WHAT TO PRODUCE:
Extract, in full, the lines below, beginning at the first and ending with the line that contains "L, R, T, B = 499, 1118, 107, 387". Pictures do not belong in the copy.
++++ AVAILABLE DATA
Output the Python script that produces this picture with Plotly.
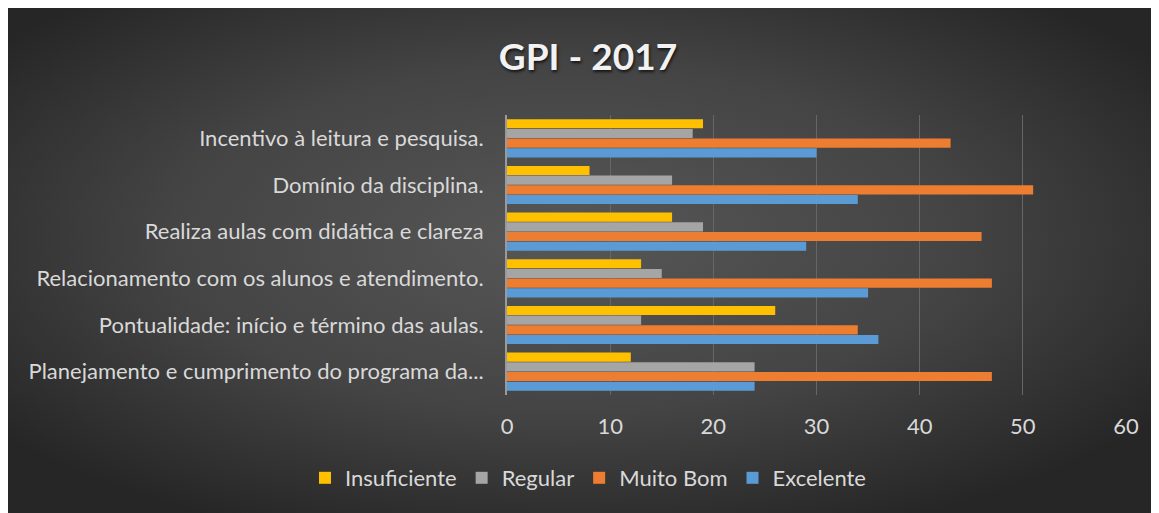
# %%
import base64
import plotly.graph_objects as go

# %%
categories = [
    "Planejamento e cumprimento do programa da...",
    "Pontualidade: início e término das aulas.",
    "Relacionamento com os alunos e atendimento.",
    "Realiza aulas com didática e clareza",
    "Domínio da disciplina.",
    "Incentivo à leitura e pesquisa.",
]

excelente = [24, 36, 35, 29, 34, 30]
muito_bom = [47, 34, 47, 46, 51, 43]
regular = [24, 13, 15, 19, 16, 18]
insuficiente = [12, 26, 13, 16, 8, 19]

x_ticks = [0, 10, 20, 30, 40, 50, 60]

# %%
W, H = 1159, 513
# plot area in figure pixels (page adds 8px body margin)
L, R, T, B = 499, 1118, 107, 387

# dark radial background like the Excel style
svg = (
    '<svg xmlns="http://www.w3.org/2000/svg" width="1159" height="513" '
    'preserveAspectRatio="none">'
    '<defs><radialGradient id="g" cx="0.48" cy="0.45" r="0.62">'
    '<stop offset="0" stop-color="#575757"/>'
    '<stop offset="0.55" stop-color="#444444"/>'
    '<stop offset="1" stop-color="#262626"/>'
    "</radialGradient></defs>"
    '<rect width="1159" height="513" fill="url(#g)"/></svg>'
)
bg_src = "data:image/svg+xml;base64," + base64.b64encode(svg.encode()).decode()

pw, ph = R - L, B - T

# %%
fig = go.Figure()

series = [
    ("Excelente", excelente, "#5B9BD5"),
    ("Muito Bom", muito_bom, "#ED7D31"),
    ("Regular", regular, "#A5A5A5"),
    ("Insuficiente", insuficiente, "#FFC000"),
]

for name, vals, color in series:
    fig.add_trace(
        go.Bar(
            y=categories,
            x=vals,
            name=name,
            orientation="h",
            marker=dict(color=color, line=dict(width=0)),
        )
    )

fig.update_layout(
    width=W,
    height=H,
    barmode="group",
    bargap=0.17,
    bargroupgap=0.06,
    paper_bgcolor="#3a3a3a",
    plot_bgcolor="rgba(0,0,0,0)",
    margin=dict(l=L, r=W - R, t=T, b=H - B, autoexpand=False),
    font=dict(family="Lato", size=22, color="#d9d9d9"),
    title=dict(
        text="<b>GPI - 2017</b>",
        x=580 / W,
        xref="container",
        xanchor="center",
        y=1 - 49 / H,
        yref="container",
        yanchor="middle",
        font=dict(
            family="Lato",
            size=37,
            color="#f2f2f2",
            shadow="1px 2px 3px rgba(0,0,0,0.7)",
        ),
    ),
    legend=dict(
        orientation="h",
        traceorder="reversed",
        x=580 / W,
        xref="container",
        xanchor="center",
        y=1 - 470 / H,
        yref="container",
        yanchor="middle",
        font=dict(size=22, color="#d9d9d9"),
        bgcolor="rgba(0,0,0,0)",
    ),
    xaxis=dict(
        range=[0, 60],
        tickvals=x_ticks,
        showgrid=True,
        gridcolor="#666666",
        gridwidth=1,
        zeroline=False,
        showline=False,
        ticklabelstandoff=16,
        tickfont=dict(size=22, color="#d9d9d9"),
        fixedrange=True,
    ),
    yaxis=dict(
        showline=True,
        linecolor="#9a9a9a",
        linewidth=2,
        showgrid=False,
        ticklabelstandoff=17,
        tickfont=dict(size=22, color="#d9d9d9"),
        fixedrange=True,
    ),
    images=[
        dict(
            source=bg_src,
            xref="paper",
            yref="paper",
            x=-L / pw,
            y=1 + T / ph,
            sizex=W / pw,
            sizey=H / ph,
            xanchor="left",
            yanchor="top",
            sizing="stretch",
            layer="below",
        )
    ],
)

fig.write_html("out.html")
++++++++
EXERCISE SOLUTION:
Output the Python script that produces this picture with Plotly.
# %%
import base64
import plotly.graph_objects as go

# %%
categories = [
    "Planejamento e cumprimento do programa da...",
    "Pontualidade: início e término das aulas.",
    "Relacionamento com os alunos e atendimento.",
    "Realiza aulas com didática e clareza",
    "Domínio da disciplina.",
    "Incentivo à leitura e pesquisa.",
]

excelente = [24, 36, 35, 29, 34, 30]
muito_bom = [47, 34, 47, 46, 51, 43]
regular = [24, 13, 15, 19, 16, 18]
insuficiente = [12, 26, 13, 16, 8, 19]

x_ticks = [0, 10, 20, 30, 40, 50, 60]

# %%
W, H = 1159, 513
# plot area in figure pixels (page adds 8px body margin)
L, R, T, B = 499, 1118, 107, 387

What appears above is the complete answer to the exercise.